§ **Work to be completed**
Repeat the listing that follows, character for character, minus the pictures.

######

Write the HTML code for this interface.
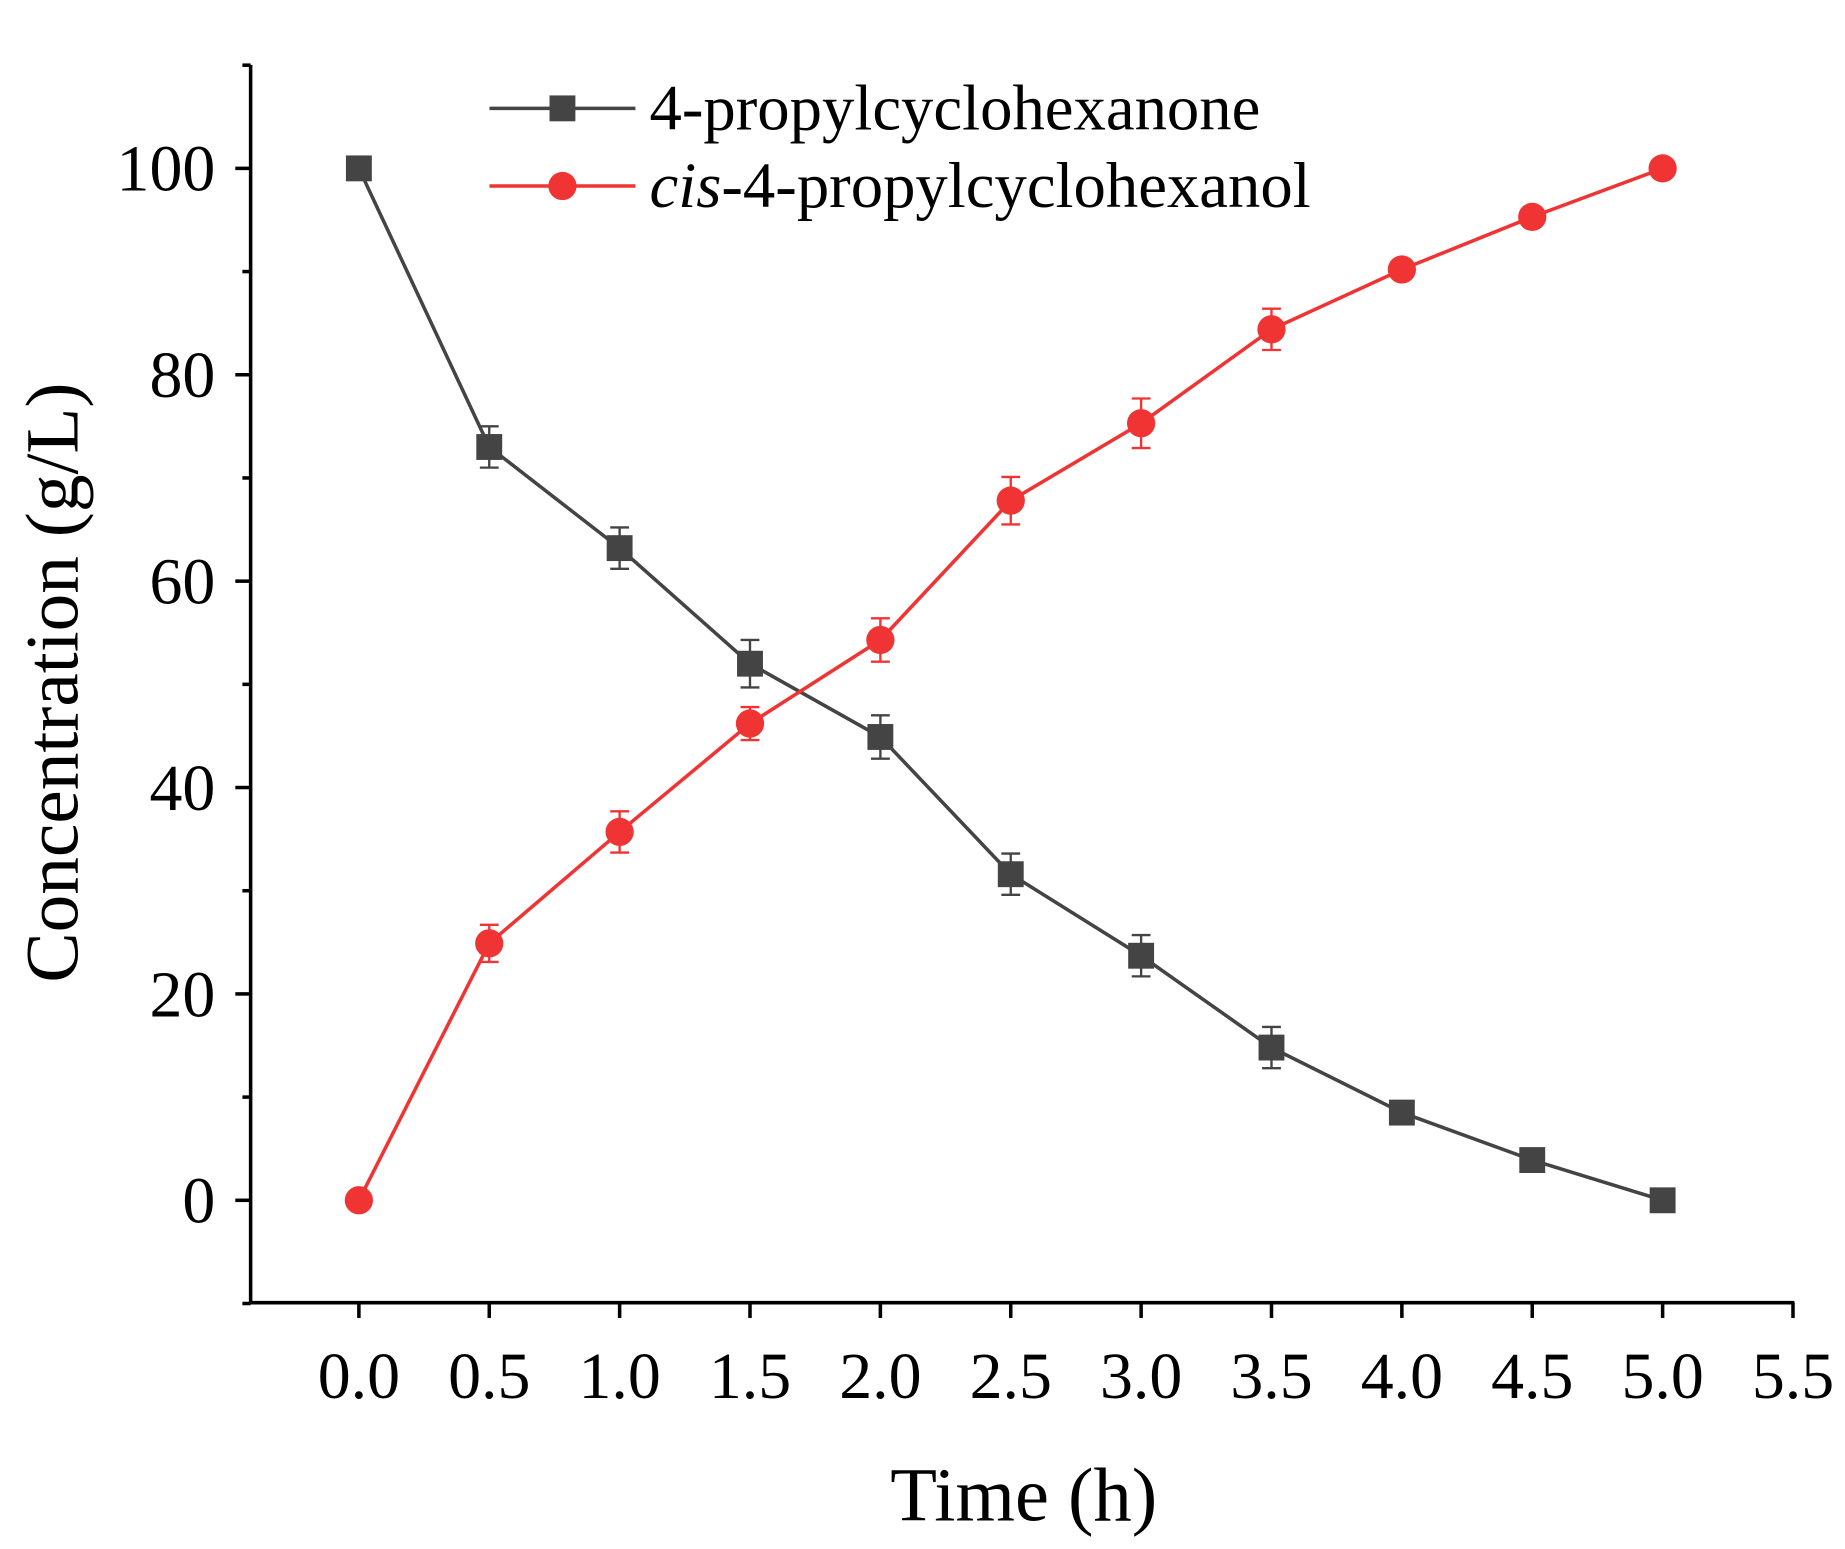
<!DOCTYPE html>
<html><head><meta charset="utf-8"><style>
html,body{margin:0;padding:0;background:#fff}
svg text{font-family:"Liberation Serif",serif;fill:#000}
</style></head><body>
<svg id="chart" width="1845" height="1544" viewBox="0 0 1568 1312" xmlns="http://www.w3.org/2000/svg">
<g id="axes"></g>
<g id="series"></g>
<g id="legend">
<line x1="416" y1="92" x2="540" y2="92" stroke="#444" stroke-width="3"/>
<rect x="467" y="81" width="22" height="22" fill="#444"/>
<text x="552" y="110" font-size="55">4-propylcyclohexanone</text>
<line x1="416" y1="158" x2="540" y2="158" stroke="#f03333" stroke-width="3"/>
<circle cx="478" cy="158" r="12" fill="#f03333"/>
<text x="552" y="176" font-size="55"><tspan font-style="italic">cis</tspan>-4-propylcyclohexanol</text>
</g>
</svg>
<script>
const times=[0,0.5,1,1.5,2,2.5,3,3.5,4,4.5,5];
const ketone=[100,73,63.2,52,44.9,31.6,23.7,14.8,8.5,3.9,0];
const ketoneErr=[0,2,2,2.3,2.1,2,2,2,0.5,0.5,0];
const alcohol=[0,24.9,35.7,46.2,54.3,67.8,75.3,84.4,90.2,95.3,100];
const alcoholErr=[0,1.8,2,1.6,2.1,2.3,2.4,2,0.5,0.5,0];
const xTicks=["0.0","0.5","1.0","1.5","2.0","2.5","3.0","3.5","4.0","4.5","5.0","5.5"];
const yTicks=[0,20,40,60,80,100];
const NS="http://www.w3.org/2000/svg";
const X=v=>305+v*221.6, Y=v=>1020-v*8.77;
function mk(t,a,p){const e=document.createElementNS(NS,t);for(const k in a)e.setAttribute(k,a[k]);p.appendChild(e);return e;}
const ax=document.getElementById('axes');
let l=mk('line',{x1:213,y1:1107,x2:1525,y2:1107,stroke:'#000','stroke-width':3},ax);


l=mk('line',{x1:213,y1:55,x2:213,y2:1107,stroke:'#000','stroke-width':3},ax);


xTicks.forEach((s,i)=>{const x=X(i*0.5);
mk('line',{x1:x,y1:1107,x2:x,y2:1120,stroke:'#000','stroke-width':3},ax);
const t=mk('text',{x:x,y:1188,'font-size':56,'text-anchor':'middle'},ax);t.textContent=s;

});
for(let v=-10;v<=110;v+=10){const y=Y(v);const maj=v%20===0&&v>=0&&v<=100;
mk('line',{x1:maj?200:206,y1:y,x2:213,y2:y,stroke:'#000','stroke-width':3},ax);}
yTicks.forEach(v=>{const t=mk('text',{x:183,y:Y(v)+19,'font-size':56,'text-anchor':'end'},ax);t.textContent=v;

});
let t=mk('text',{x:870,y:1292,'font-size':65,'text-anchor':'middle'},ax);t.textContent='Time (h)';


t=mk('text',{x:66,y:580,'font-size':64,'text-anchor':'middle',transform:'rotate(-90 66 580)'},ax);t.textContent='Concentration (g/L)';


const sg=document.getElementById('series');
function draw(vals,errs,col,shape,name){
const g=mk('g',{},sg);


mk('polyline',{points:vals.map((v,i)=>X(times[i])+','+Y(v)).join(' '),fill:'none',stroke:col,'stroke-width':3},g);
vals.forEach((v,i)=>{const x=X(times[i]);
if(errs[i]>0){const y1=Y(v+errs[i]),y2=Y(v-errs[i]);
mk('line',{x1:x,y1:y1,x2:x,y2:y2,stroke:col,'stroke-width':2},g);
mk('line',{x1:x-8,y1:y1,x2:x+8,y2:y1,stroke:col,'stroke-width':2},g);
mk('line',{x1:x-8,y1:y2,x2:x+8,y2:y2,stroke:col,'stroke-width':2},g);}
let m;
if(shape==='sq')m=mk('rect',{x:x-11,y:Y(v)-11,width:22,height:22,fill:col},g);
else m=mk('circle',{cx:x,cy:Y(v),r:12,fill:col},g);

});}
draw(ketone,ketoneErr,'#444','sq','ketone-series');
draw(alcohol,alcoholErr,'#f03333','ci','alcohol-series');
</script>
</body></html>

######

§ **Result of the exercise**
Write the HTML code for this interface.
<!DOCTYPE html>
<html><head><meta charset="utf-8"><style>
html,body{margin:0;padding:0;background:#fff}
svg text{font-family:"Liberation Serif",serif;fill:#000}
</style></head><body>
<svg id="chart" width="1845" height="1544" viewBox="0 0 1568 1312" xmlns="http://www.w3.org/2000/svg">
<g id="axes"></g>
<g id="series"></g>
<g id="legend">
<line x1="416" y1="92" x2="540" y2="92" stroke="#444" stroke-width="3"/>
<rect x="467" y="81" width="22" height="22" fill="#444"/>
<text x="552" y="110" font-size="55">4-propylcyclohexanone</text>
<line x1="416" y1="158" x2="540" y2="158" stroke="#f03333" stroke-width="3"/>
<circle cx="478" cy="158" r="12" fill="#f03333"/>
<text x="552" y="176" font-size="55"><tspan font-style="italic">cis</tspan>-4-propylcyclohexanol</text>
</g>
</svg>
<script>
const times=[0,0.5,1,1.5,2,2.5,3,3.5,4,4.5,5];
const ketone=[100,73,63.2,52,44.9,31.6,23.7,14.8,8.5,3.9,0];
const ketoneErr=[0,2,2,2.3,2.1,2,2,2,0.5,0.5,0];
const alcohol=[0,24.9,35.7,46.2,54.3,67.8,75.3,84.4,90.2,95.3,100];
const alcoholErr=[0,1.8,2,1.6,2.1,2.3,2.4,2,0.5,0.5,0];
const xTicks=["0.0","0.5","1.0","1.5","2.0","2.5","3.0","3.5","4.0","4.5","5.0","5.5"];
const yTicks=[0,20,40,60,80,100];
const NS="http://www.w3.org/2000/svg";
const X=v=>305+v*221.6, Y=v=>1020-v*8.77;
function mk(t,a,p){const e=document.createElementNS(NS,t);for(const k in a)e.setAttribute(k,a[k]);p.appendChild(e);return e;}
const ax=document.getElementById('axes');
let l=mk('line',{x1:213,y1:1107,x2:1525,y2:1107,stroke:'#000','stroke-width':3},ax);


l=mk('line',{x1:213,y1:55,x2:213,y2:1107,stroke:'#000','stroke-width':3},ax);


xTicks.forEach((s,i)=>{const x=X(i*0.5);
mk('line',{x1:x,y1:1107,x2:x,y2:1120,stroke:'#000','stroke-width':3},ax);
const t=mk('text',{x:x,y:1188,'font-size':56,'text-anchor':'middle'},ax);t.textContent=s;

});
for(let v=-10;v<=110;v+=10){const y=Y(v);const maj=v%20===0&&v>=0&&v<=100;
mk('line',{x1:maj?200:206,y1:y,x2:213,y2:y,stroke:'#000','stroke-width':3},ax);}
yTicks.forEach(v=>{const t=mk('text',{x:183,y:Y(v)+19,'font-size':56,'text-anchor':'end'},ax);t.textContent=v;

});
let t=mk('text',{x:870,y:1292,'font-size':65,'text-anchor':'middle'},ax);t.textContent='Time (h)';


t=mk('text',{x:66,y:580,'font-size':64,'text-anchor':'middle',transform:'rotate(-90 66 580)'},ax);t.textContent='Concentration (g/L)';


const sg=document.getElementById('series');
function draw(vals,errs,col,shape,name){
const g=mk('g',{},sg);


mk('polyline',{points:vals.map((v,i)=>X(times[i])+','+Y(v)).join(' '),fill:'none',stroke:col,'stroke-width':3},g);
vals.forEach((v,i)=>{const x=X(times[i]);
if(errs[i]>0){const y1=Y(v+errs[i]),y2=Y(v-errs[i]);
mk('line',{x1:x,y1:y1,x2:x,y2:y2,stroke:col,'stroke-width':2},g);
mk('line',{x1:x-8,y1:y1,x2:x+8,y2:y1,stroke:col,'stroke-width':2},g);
mk('line',{x1:x-8,y1:y2,x2:x+8,y2:y2,stroke:col,'stroke-width':2},g);}
let m;
if(shape==='sq')m=mk('rect',{x:x-11,y:Y(v)-11,width:22,height:22,fill:col},g);
else m=mk('circle',{cx:x,cy:Y(v),r:12,fill:col},g);

});}
draw(ketone,ketoneErr,'#444','sq','ketone-series');
draw(alcohol,alcoholErr,'#f03333','ci','alcohol-series');
</script>
</body></html>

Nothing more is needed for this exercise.